Updated: Oct 30, 2020

Read on to find out the story behind Scéona, the sustainable fine jewellery company based in Singapore, with each piece carefully thought through and crafted in order to do no harm to the planet and its people.

Which came first for you - passion for business or passion for the environment?

We always wanted to create a business that was aligned to our values and that would have a positive impact on the world. Being environmental friendly was one of the top priorities since day 1 but it was our passion for business (in our case, for fine jewellery) and the will to use it as a force for good that drove us and made us start Scéona.

What was the key motivating factor at the time you started your business?

Freedom. I think we did not want to work for big corporations anymore, or businesses we did not relate to in terms of mission and values. Starting a business is risky, stressful, uncertain… but it offers a huge freedom to be creative, to align your work with your values, to give meaning to what you do and a purpose. I don’t think that you can find this freedom if you work for someone else.

How did you finance your business?

We started the company by investing our own money. Then, when we needed more cash at the beginning of the year, we asked family and friends if they could lend us some.

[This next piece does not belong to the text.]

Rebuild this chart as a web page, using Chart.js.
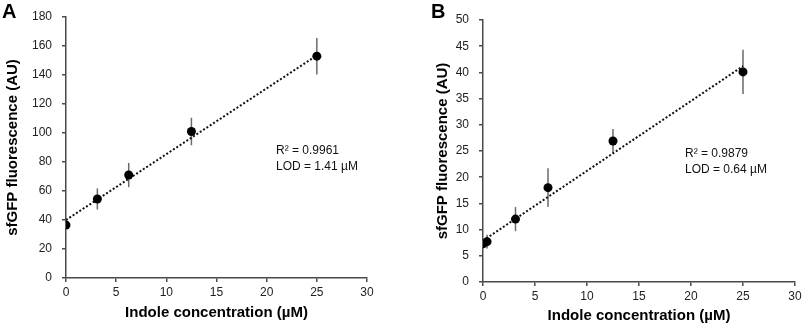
<!DOCTYPE html>
<html>
<head>
<meta charset="utf-8">
<script src="https://cdn.jsdelivr.net/npm/chart.js@4/dist/chart.umd.min.js"></script>
<style>
    html, body { margin: 0; padding: 0; background: #fff; overflow: hidden; }
    body { width: 803px; height: 327px; position: relative; font-family: Arial, "Liberation Sans", sans-serif; }
    .wrap { position: absolute; top: 0; height: 327px; }
    .panel-tag { position: absolute; font-weight: bold; font-size: 20px; color: #000; line-height: 20px; }
    .note { position: absolute; font-size: 12px; line-height: 16px; color: #111; white-space: nowrap; }
</style>
</head>
<body>
<div class="wrap" style="left:0;width:400px;"><canvas id="chart-a"></canvas></div>
<div class="wrap" style="left:400px;width:403px;"><canvas id="chart-b"></canvas></div>
<div class="panel-tag" style="left:2px;top:1px;">A</div>
<div class="panel-tag" style="left:431px;top:1px;">B</div>
<div class="note" style="left:276px;top:142px;">R² = 0.9961<br>LOD = 1.41 µM</div>
<div class="note" style="left:685px;top:145px;">R² = 0.9879<br>LOD = 0.64 µM</div>
<script>
// panel A
const xA = [0, 3.125, 6.25, 12.5, 25];
const yA = [36.5, 54.5, 71, 101, 153];
const errA = [2, 7.3, 8.3, 9.5, 12.6];
const trendXA = [0, 25];
const trendYA = [40, 153.5];
const yTicksA = { min: 0, max: 180, step: 20 };

// panel B
const xB = [0, 0.39, 3.125, 6.25, 12.5, 25];
const yB = [7.3, 7.7, 12, 18, 26.9, 40.1];
const errB = [0.6, 1.3, 2.3, 3.7, 2.3, 4.2];
const trendXB = [0, 25];
const trendYB = [7.9, 41.2];
const yTicksB = { min: 0, max: 50, step: 5 };

const xTicks = { min: 0, max: 30, step: 5 };

const FONT = 'Arial, "Liberation Sans", sans-serif';
const AXIS = '#4a4a4a';

// vertical error bars, no caps, drawn under the markers
const errorBars = {
    id: 'errorBars',
    beforeDatasetsDraw(chart, args, opts) {
        const { ctx, scales: { x, y } } = chart;
        ctx.save();
        ctx.strokeStyle = '#6a6a6a';
        ctx.lineWidth = 1.5;
        opts.xs.forEach((v, i) => {
            const px = x.getPixelForValue(v);
            ctx.beginPath();
            ctx.moveTo(px, y.getPixelForValue(opts.ys[i] - opts.errs[i]));
            ctx.lineTo(px, y.getPixelForValue(opts.ys[i] + opts.errs[i]));
            ctx.stroke();
        });
        ctx.restore();
    },
};

function makeChart(id, w, xs, ys, errs, tx, ty, yt, box) {
    const el = document.getElementById(id);
    el.width = w; el.height = 327;
    el.style.width = w + 'px'; el.style.height = '327px';
    return new Chart(el, {
        type: 'scatter',
        data: {
            datasets: [
                { data: xs.map((v, i) => ({ x: v, y: ys[i] })), pointRadius: 4.5, pointHoverRadius: 4.5,
                  backgroundColor: '#000', borderColor: '#000', borderWidth: 0 },
                { data: tx.map((v, i) => ({ x: v, y: ty[i] })), showLine: true, pointRadius: 0,
                  borderColor: '#111', borderWidth: 2, borderDash: [2, 2] },
            ],
        },
        options: {
            responsive: false, animation: false, devicePixelRatio: 1,
            layout: { padding: box.pad },
            plugins: { legend: { display: false }, tooltip: { enabled: false },
                       errorBars: { xs, ys, errs } },
            scales: {
                x: {
                    type: 'linear', min: xTicks.min, max: xTicks.max,
                    ticks: { stepSize: xTicks.step, color: '#222', font: { family: FONT, size: 12 }, padding: 3, maxRotation: 0 },
                    grid: { drawOnChartArea: false, tickLength: 4, color: AXIS, lineWidth: 1.5 },
                    border: { color: AXIS, width: 1.5 },
                    title: { display: true, text: 'Indole concentration (µM)', color: '#000',
                             font: { family: FONT, size: 15, weight: 'bold' }, padding: 0 },
                    afterFit(s) { s.height = box.xh; s.paddingLeft = 0; s.paddingRight = 0; },
                },
                y: {
                    min: yt.min, max: yt.max,
                    ticks: { stepSize: yt.step, color: '#222', font: { family: FONT, size: 12 }, padding: 10 },
                    grid: { drawOnChartArea: false, tickLength: 4, color: AXIS, lineWidth: 1.5 },
                    border: { color: AXIS, width: 1.5 },
                    title: { display: true, text: 'sfGFP fluorescence (AU)', color: '#000',
                             font: { family: FONT, size: 15, weight: 'bold' }, padding: 4 },
                    afterFit(s) { s.width = box.yw; s.paddingTop = 0; s.paddingBottom = 0; },
                },
            },
        },
        plugins: [errorBars],
    });
}

makeChart('chart-a', 400, xA, yA, errA, trendXA, trendYA, yTicksA,
    { pad: { left: 0, right: 33, top: 17, bottom: 5 }, yw: 66, xh: 44 });
makeChart('chart-b', 403, xB, yB, errB, trendXB, trendYB, yTicksB,
    { pad: { left: 30, right: 8, top: 20, bottom: 2 }, yw: 53, xh: 43 });
</script>
</body>
</html>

We will launch a Kickstarter campaign in September 2020 to announce a fantastic creation we've worked on for months. We hope to be able to raise enough money with this crowdfunding campaign to produce our new collection and promote it. Finally, we will certainly raise some funds with business angels at the start of 2021, depending on the success of the crowdfunding campaign and Christmas period.

Did you have any initial challenges and how did you overcome them?

To be honest, we face challenges every day. Mainly:

  • Getting awareness: it was, and still is, one of our main priorities. If people don’t know about you, they cannot buy from you. So how do you get people to notice your brand when you don’t have millions to spend on marketing? We spent a lot of time on social media, especially Instagram, to promote our brand, our mission and our values. We also spent some money on online ads to drive traffic to our website. Our objective is to create great content for people interested in jewellery and sustainability so that, hopefully, they will promote and support us in return.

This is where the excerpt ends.